Montessori vs play based learning for different personalities
If your child likes order, repeats activities by choice, and gets deeply absorbed in quiet tasks, Montessori may feel like a natural fit. These children often enjoy knowing where things belong and what the expectations are.
If your child is highly social, imaginative, and learns through movement and talk, a play based setting may suit them better. These children often light up when they can invent, explore, and engage with others more freely.
That said, personality is not the whole story. A shy child might blossom in a warm play based nursery with excellent key workers. A lively child might benefit from the calmer rhythm of Montessori. Children are not fixed types, and the right environment can support growth as well as comfort.
Questions to ask when visiting
Forget the marketing phrases for a moment. The useful questions are practical.
Ask how staff support children who are upset, how they manage conflict, and what a typical morning looks like. Ask how they build language, early maths, and independence. Ask what happens if a child does not want to join an activity, and how they communicate with parents about progress.

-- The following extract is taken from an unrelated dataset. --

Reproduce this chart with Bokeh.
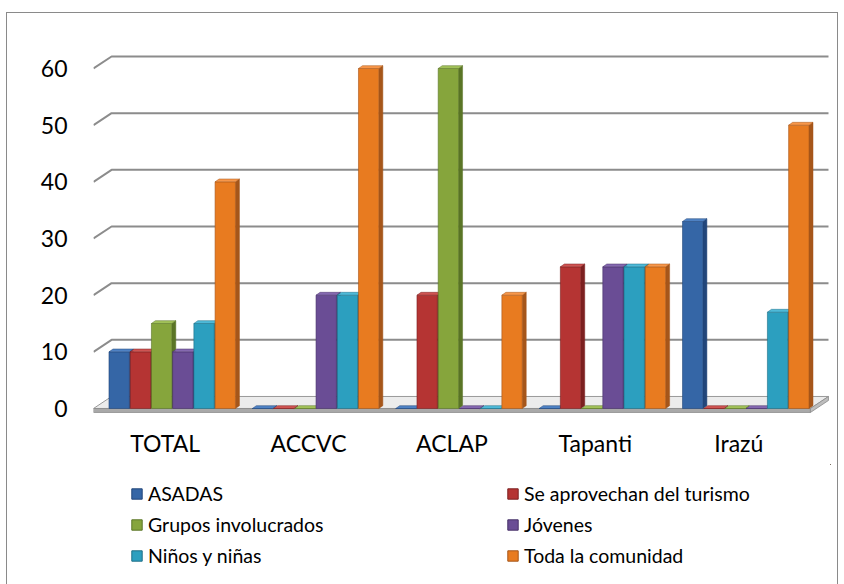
from bokeh.plotting import figure
from bokeh.layouts import column
from bokeh.models import Range1d, FixedTicker, Legend, LegendItem, ColumnDataSource
from bokeh.embed import file_html
from bokeh.resources import INLINE

# ---------------- data ----------------
categories = ["TOTAL", "ACCVC", "ACLAP", "Tapanti", "Irazú"]
series_names = ["ASADAS", "Se aprovechan del turismo", "Grupos involucrados",
                "Jóvenes", "Niños y niñas", "Toda la comunidad"]
asadas = [10, 0, 0, 0, 33]
turismo = [10, 0, 20, 25, 0]
grupos = [15, 0, 60, 0, 0]
jovenes = [10, 20, 0, 25, 0]
ninos = [15, 20, 0, 25, 17]
toda = [40, 60, 20, 25, 50]
y_ticks = [0, 10, 20, 30, 40, 50, 60]

series_values = [asadas, turismo, grupos, jovenes, ninos, toda]

# ---------------- style ----------------
front_colors = ["#3566a6", "#b53433", "#86a53c", "#6a4d95", "#2c9fbf", "#e87b20"]
side_colors = ["#22467a", "#7c2020", "#5a7526", "#473168", "#1d6f87", "#a6561a"]
top_colors = ["#4f82c4", "#cf5452", "#a2c25a", "#8569b0", "#4fbad8", "#f7974a"]
FONT = "Lato"

n_cat = len(categories)
x0, x1 = -0.5, n_cat - 0.5
dx, dy = 0.126, 2.12          # 3D back-wall offset (data units)
pitch = 0.148                  # spacing between bars in a group
bar_w = 0.142
group_shift = 0.049
sd, se = 0.028, 0.5            # bar depth offsets

W = 830
H_MAIN = 451
H_LEG = 121
BL, BR = 86, 7

p = figure(width=W, height=H_MAIN,
           x_range=Range1d(x0, x1 + 0.14), y_range=Range1d(-1.06, 64.94),
           output_backend="svg", toolbar_location=None,
           min_border_left=BL, min_border_right=BR, min_border_top=27,
           min_border_bottom=50)
p.grid.visible = False
p.outline_line_color = None
p.background_fill_color = None
p.border_fill_color = None

# axes
p.yaxis.ticker = FixedTicker(ticks=y_ticks)
p.yaxis.axis_line_color = None
p.yaxis.major_tick_line_color = None
p.yaxis.minor_tick_line_color = None
p.yaxis.major_label_standoff = 20
p.yaxis.major_label_text_font = FONT
p.yaxis.major_label_text_font_size = "23px"
p.yaxis.major_label_text_color = "black"

p.xaxis.ticker = FixedTicker(ticks=list(range(n_cat)))
p.xaxis.major_label_overrides = {i: c for i, c in enumerate(categories)}
p.xaxis.axis_line_color = None
p.xaxis.major_tick_line_color = None
p.xaxis.minor_tick_line_color = None
p.xaxis.major_label_standoff = 8
p.xaxis.major_label_text_font = FONT
p.xaxis.major_label_text_font_size = "23px"
p.xaxis.major_label_text_color = "black"

# back wall gridlines with 3D diagonal
gx, gy = [], []
for v in y_ticks[1:]:
    gx.append([x0, x0 + dx, x1 + dx])
    gy.append([v, v + dy, v + dy])
p.multi_line(gx, gy, line_color="#8c8c8c", line_width=2)

# floor
th = 0.7
p.patch([x0, x1, x1 + dx, x0 + dx], [0, 0, dy, dy],
        fill_color="#ececec", line_color="#9a9a9a", line_width=1)
p.quad(left=[x0], right=[x1], bottom=[-th], top=[0],
       fill_color="#a9a9a9", line_color="#8c8c8c", line_width=0.8)
p.patch([x1, x1 + dx, x1 + dx, x1], [-th, dy - th, dy, 0],
        fill_color="#bdbdbd", line_color="#8c8c8c", line_width=0.8)

# legend figure (same borders so its frame lines up with the main frame)
q = figure(width=W, height=H_LEG, x_range=Range1d(0, 1), y_range=Range1d(0, 1),
           output_backend="svg", toolbar_location=None,
           x_axis_type=None, y_axis_type=None,
           min_border_left=BL, min_border_right=BR, min_border_top=0,
           min_border_bottom=0)
q.grid.visible = False
q.outline_line_color = None
q.border_fill_color = None
q.background_fill_color = None

# bars
items = []
for j, (name, vals) in enumerate(zip(series_names, series_values)):
    xs = [c + group_shift + (j - 2.5) * pitch for c in range(n_cat)]
    side_xs = [[x + bar_w / 2, x + bar_w / 2 + sd, x + bar_w / 2 + sd, x + bar_w / 2]
               for x in xs]
    side_ys = [[0, se, v + se, v] for v in vals]
    p.patches(side_xs, side_ys, fill_color=side_colors[j], line_color=side_colors[j],
              line_width=0.5)
    src = ColumnDataSource(dict(x=xs, top=vals))
    p.vbar(x="x", top="top", bottom=0, width=bar_w, source=src,
           fill_color=front_colors[j], line_color=side_colors[j], line_width=0.6)
    top_xs = [[x - bar_w / 2, x + bar_w / 2, x + bar_w / 2 + sd, x - bar_w / 2 + sd]
              for x in xs]
    top_ys = [[v, v, v + se, v + se] for v in vals]
    p.patches(top_xs, top_ys, fill_color=top_colors[j], line_color=side_colors[j],
              line_width=0.5)
    # legend proxy: same style, its single point lies outside the legend view
    lsrc = ColumnDataSource(dict(x=[5.0], top=[3.0], bottom=[2.0]))
    lr = q.vbar(x="x", top="top", bottom="bottom", width=0.1, source=lsrc,
                fill_color=front_colors[j], line_color=side_colors[j], line_width=1)
    items.append(LegendItem(label=name, renderers=[lr]))

legend = Legend(items=items, location=(37, 18), orientation="horizontal", ncols=2,
                glyph_width=13, glyph_height=13, label_standoff=5,
                label_width=350, label_height=22, spacing=8,
                padding=0, margin=0, border_line_color=None,
                background_fill_alpha=0,
                label_text_font=FONT, label_text_font_size="19.5px",
                label_text_color="black")
q.add_layout(legend, "center")

layout = column(p, q, spacing=0,
                styles={"border": "1px solid #8a8a8a", "margin-left": "6px",
                        "margin-top": "12px", "background-color": "white"})

open("out.html", "w").write(file_html(layout, INLINE))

If it is Montessori, ask how much room there is for creative and imaginative play. If it is play based, ask how staff make sure learning is intentional rather than purely reactive.
And while you are there, watch your child if they come along. Do they seem curious? Do staff speak to children with respect? Does the room feel calm enough to think, but warm enough to belong?
Red flags parents should not ignore
A beautiful environment is not enough. In any setting, be cautious if adults seem detached, impatient, or overly controlling. Be wary if children look aimless for long stretches, or if everything appears rigid and joyless.
You are looking for more than a philosophy. You are looking for emotionally attuned adults who understand child development and can balance freedom with boundaries.
This is especially important for younger children. A two-year-old does not need a perfect educational label. They need safety, connection, language, movement, and adults who notice them properly.
If you like parts of both, that is normal
Many parents feel torn because they like Montessori independence but also value messy play and imagination. That is not confusion. It is common sense.
In real life, plenty of families borrow from both approaches. You might set up low shelves, child-sized tools, and simple routines at home in a Montessori-inspired way, while also prioritising pretend play, outdoor exploration, stories, and art. Good early years practice is rarely about strict ideology.
If you are choosing a nursery or preschool, try not to get pulled into the idea that there is one correct answer for every child. There is not. There is only the setting that feels most likely to help your child feel secure, capable, and eager to learn.
So how do you choose?
Start with your child, not the trend. Think about their temperament, sensory needs, communication style, and what helps them settle. Then look at the adults in the room, because relationships will shape your child’s experience more than any brochure language.
It can also help to think about your family values. Some parents care deeply about independence and order. Others want early childhood to feel playful, expressive, and social. Most want a bit of both. Be honest about what matters to you, because that will affect how comfortable you feel with the setting over time.
If you are still unsure after visits, trust the setting that feels warm, thoughtful, and consistent. A child who feels safe and understood is in a far better position to learn than one placed in a theoretically perfect system that does not fit.
The best choice is rarely the flashiest one. It is the place where your child can be known well, challenged gently, and allowed to grow at their own pace.